## [Stated exercise]
Repeat, exactly and only, the lines from the beginning of the data through the line with "color=transparent!0, right color=transparent!100]". Pictures are left out.

## [Provided material]

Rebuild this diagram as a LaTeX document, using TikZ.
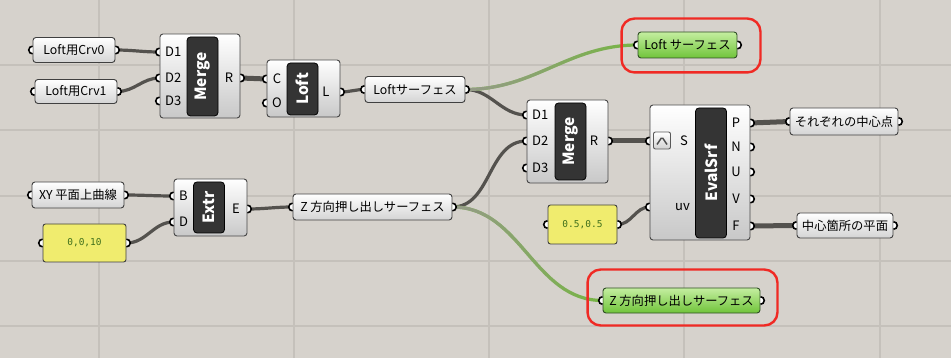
\documentclass[tikz,border=0pt]{standalone}
\usepackage{fontspec}
\setmainfont{Noto Sans CJK JP}
\newfontfamily\numfont{DejaVu Sans Mono}
\usetikzlibrary{calc,fadings}

\definecolor{canvas}{RGB}{214,210,204}
\definecolor{gridc}{RGB}{197,193,187}
\definecolor{wirec}{RGB}{84,82,78}
\definecolor{wiregreen}{RGB}{118,182,66}
\definecolor{wiregray}{RGB}{150,154,138}
\definecolor{panelbot}{RGB}{212,212,212}
\definecolor{compbot}{RGB}{200,200,200}
\definecolor{barc}{RGB}{52,52,52}
\definecolor{yelc}{RGB}{240,236,110}
\definecolor{numc}{RGB}{64,112,28}
\definecolor{greentop}{RGB}{196,238,160}
\definecolor{greenbot}{RGB}{112,196,58}
\definecolor{greenedge}{RGB}{48,78,38}
\definecolor{hilitec}{RGB}{240,42,36}

\tikzfading[name=wirefade, left color=transparent!0, right color=transparent!100]

\tikzset{
  gridline/.style={draw=gridc, line width=1.3pt},
  panel/.style={draw=black!75, line width=0.9pt, rounded corners=3pt, top color=white, bottom color=panelbot,
    minimum height=25, inner sep=0pt, font=\fontsize{12.3}{14}\selectfont},
  outpanel/.style={panel, draw=greenedge, top color=greentop, bottom color=greenbot},
  numpanel/.style={draw=black!75, line width=0.9pt, rounded corners=2.5pt, fill=yelc, inner sep=0pt,
    text=numc, font=\numfont\fontsize{9.5}{11}\selectfont},
  comp/.style={draw=black!72, line width=0.9pt, rounded corners=3pt, top color=white, bottom color=compbot, inner sep=0pt},
  nick/.style={fill=barc, draw=black, line width=0.8pt, rounded corners=3.5pt, inner sep=0pt, rotate=90,
    minimum height=31, text=white, font=\fontsize{15.5}{17}\selectfont\bfseries},
  port/.style={inner sep=0pt, font=\fontsize{13}{15}\selectfont},
  grip/.style={draw=black, line width=1.6pt, fill=white},
  wire/.style={draw=wirec, line width=3.2pt},
  thickwire/.style={draw=wirec, line width=5pt},
  greenwire/.style={draw=wiregreen, line width=3.2pt},
  hilite/.style={draw=hilitec, line width=2.4pt, rounded corners=13pt}
}

\newcommand\gripin[1]{\draw[grip] ([yshift=3.8pt]#1) arc[start angle=90,end angle=270,radius=3.8pt];}
\newcommand\gripout[1]{\draw[grip] ([yshift=3.8pt]#1) arc[start angle=90,end angle=-90,radius=3.8pt];}

\begin{document}
\begin{tikzpicture}[x=1pt,y=-1pt]
	\fill[canvas] (0,0) rectangle (951,358);
	\useasboundingbox (0,0) rectangle (951,358);
	\foreach \gx in {99,294,489,684,880}
		\draw[gridline] (\gx,0) -- (\gx,358);
	\foreach \gy in {65,130,196,261,326}
		\draw[gridline] (0,\gy) -- (951,\gy);
	
	% panels
	\node[panel, minimum width=82] (crv0) at (74,50) {Loft用Crv0};
	\node[panel, minimum width=82, minimum height=24] (crv1) at (76,91.5) {Loft用Crv1};
	\node[panel, minimum width=100, minimum height=26] (loftsurf) at (415,89.5) {Loftサーフェス};
	\node[panel, minimum width=92, minimum height=26] (xy) at (78,195) {XY 平面上曲線};
	\node[panel, minimum width=159, minimum height=26] (zsurf) at (372.5,207) {Z 方向押し出しサーフェス};
	\node[panel, minimum width=108, minimum height=27] (pts) at (844,121.5) {それぞれの中心点};
	\node[panel, minimum width=96] (pln) at (845,225.5) {中心箇所の平面};
	\node[outpanel, minimum width=99, minimum height=26] (gloft) at (687.5,45) {Loft サーフェス};
	\node[outpanel, minimum width=157] (gz) at (681.5,300.5) {Z 方向押し出しサーフェス};
	\node[numpanel, minimum width=83, minimum height=38] (vec) at (84.5,243) {0,0,10};
	\node[numpanel, minimum width=69, minimum height=39] (uvval) at (582.5,224.5) {0.5,0.5};
	
	% components
	\node[comp, minimum width=80, minimum height=84] (mrg1) at (200,76) {};
	\node[nick, minimum width=79] (mrg1bar) at (202.5,76.5) {Merge};
	\node[port, anchor=west] (m1d1) at (165,52) {D1};
	\node[port, anchor=west] (m1d2) at (165,78) {D2};
	\node[port, anchor=west] (m1d3) at (165,101) {D3};
	\node[port] (m1r) at (229,78) {R};
	
	\node[comp, minimum width=73, minimum height=57] (loft) at (303.5,88.5) {};
	\node[nick, minimum width=52] (loftbar) at (302.5,89) {Loft};
	\node[port] (lc) at (277,79) {C};
	\node[port] (lo) at (277,103) {O};
	\node[port] (ll) at (326,92) {L};
	
	\node[comp, minimum width=81, minimum height=83] (mrg2) at (567.5,141.5) {};
	\node[nick, minimum width=77] (mrg2bar) at (570.5,141.5) {Merge};
	\node[port, anchor=west] (m2d1) at (532,115) {D1};
	\node[port, anchor=west] (m2d2) at (532,141) {D2};
	\node[port, anchor=west] (m2d3) at (532,168) {D3};
	\node[port] (m2r) at (594,141) {R};
	
	\node[comp, minimum width=73, minimum height=57] (extr) at (210.5,207.5) {};
	\node[nick, minimum width=51] (extrbar) at (209,207.5) {Extr};
	\node[port, anchor=west] (eb) at (179,196) {B};
	\node[port, anchor=west] (ed) at (179,222) {D};
	\node[port] (ee) at (236,209) {E};
	
	\node[comp, minimum width=100, minimum height=135] (eval) at (700,172.5) {};
	\node[nick, minimum width=130] (evalbar) at (711,173) {EvalSrf};
	\node[draw=black!65, line width=0.9pt, top color=white, bottom color=black!18, rounded corners=2pt,
		minimum size=17, inner sep=0pt] (rep) at (662,140.5) {};
	\draw[black!70, line width=1.4pt, rounded corners=1.5pt] ($(rep.center)+(-5,4)$) -- ($(rep.center)+(0,-3.5)$) -- ($(rep.center)+(5,4)$);
	\node[port] (es) at (684,141) {S};
	\node[port, anchor=east] (euv) at (690,207) {uv};
	\node[port] (ep) at (736,123) {P};
	\node[port] (en) at (736,147) {N};
	\node[port] (eu) at (736,172) {U};
	\node[port] (ev) at (736,199) {V};
	\node[port] (ef) at (736,226) {F};
	
	% port points
	\foreach \c/\l in {mrg1/m1d1,mrg1/m1d2,mrg1/m1d3,loft/lc,loft/lo,mrg2/m2d1,mrg2/m2d2,mrg2/m2d3,extr/eb,extr/ed,eval/es,eval/euv}
		\coordinate (p\l) at (\c.west |- \l);
	\foreach \c/\l in {mrg1/m1r,loft/ll,mrg2/m2r,extr/ee,eval/ep,eval/en,eval/eu,eval/ev,eval/ef}
		\coordinate (p\l) at (\c.east |- \l);
	
	% wires
	\draw[wire] (crv0.east) to[out=0,in=180] (pm1d1);
	\draw[wire] (crv1.east) to[out=0,in=180] (pm1d2);
	\draw[thickwire] (pm1r) -- (plc);
	\draw[wire] (pll) to[out=0,in=180] (loftsurf.west);
	\draw[wire] (loftsurf.east) to[out=0,in=180] (pm2d1);
	\draw[greenwire] (loftsurf.east) to[out=0,in=180] (gloft.west);
	\draw[greenwire, draw=wiregray, path fading=wirefade] (loftsurf.east) to[out=0,in=180] (gloft.west);
	\draw[wire] (xy.east) to[out=0,in=180] (peb);
	\draw[wire] (vec.east) to[out=0,in=180] (ped);
	\draw[wire] (pee) to[out=0,in=180] (zsurf.west);
	\draw[wire] (zsurf.east) to[out=0,in=180] (pm2d2);
	\draw[greenwire] (zsurf.east) to[out=0,in=180] (gz.west);
	\draw[greenwire, draw=wiregray, path fading=wirefade] (zsurf.east) to[out=0,in=180] (gz.west);
	\draw[thickwire] (pm2r) -- (pes);
	\draw[wire] (uvval.east) to[out=0,in=180] (peuv);
	\draw[thickwire] (pep) -- (pts.west);
	\draw[thickwire] (pef) -- (pln.west);
	
	% grips
	\foreach \p in {crv0,crv1,loftsurf,xy,zsurf,pts,pln,gloft,gz,vec,uvval}
	{
		\gripin{\p.west}
		\gripout{\p.east}
	}
	\foreach \l in {m1d1,m1d2,m1d3,lc,lo,m2d1,m2d2,m2d3,eb,ed,es,euv}
	{
		\gripin{p\l}
	}
	\foreach \l in {m1r,ll,m2r,ee,ep,en,eu,ev,ef}
	{
		\gripout{p\l}
	}
	
	% highlights
	\draw[hilite] ($(gloft.north west)+(-16,-13)$) rectangle ($(gloft.south east)+(23,14)$);
	\draw[hilite] ($(gz.north west)+(-15,-18)$) rectangle ($(gz.south east)+(17,12)$);
\end{tikzpicture}
\end{document}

## [Answer for this exercise]
Rebuild this diagram as a LaTeX document, using TikZ.
\documentclass[tikz,border=0pt]{standalone}
\usepackage{fontspec}
\setmainfont{Noto Sans CJK JP}
\newfontfamily\numfont{DejaVu Sans Mono}
\usetikzlibrary{calc,fadings}

\definecolor{canvas}{RGB}{214,210,204}
\definecolor{gridc}{RGB}{197,193,187}
\definecolor{wirec}{RGB}{84,82,78}
\definecolor{wiregreen}{RGB}{118,182,66}
\definecolor{wiregray}{RGB}{150,154,138}
\definecolor{panelbot}{RGB}{212,212,212}
\definecolor{compbot}{RGB}{200,200,200}
\definecolor{barc}{RGB}{52,52,52}
\definecolor{yelc}{RGB}{240,236,110}
\definecolor{numc}{RGB}{64,112,28}
\definecolor{greentop}{RGB}{196,238,160}
\definecolor{greenbot}{RGB}{112,196,58}
\definecolor{greenedge}{RGB}{48,78,38}
\definecolor{hilitec}{RGB}{240,42,36}

\tikzfading[name=wirefade, left color=transparent!0, right color=transparent!100]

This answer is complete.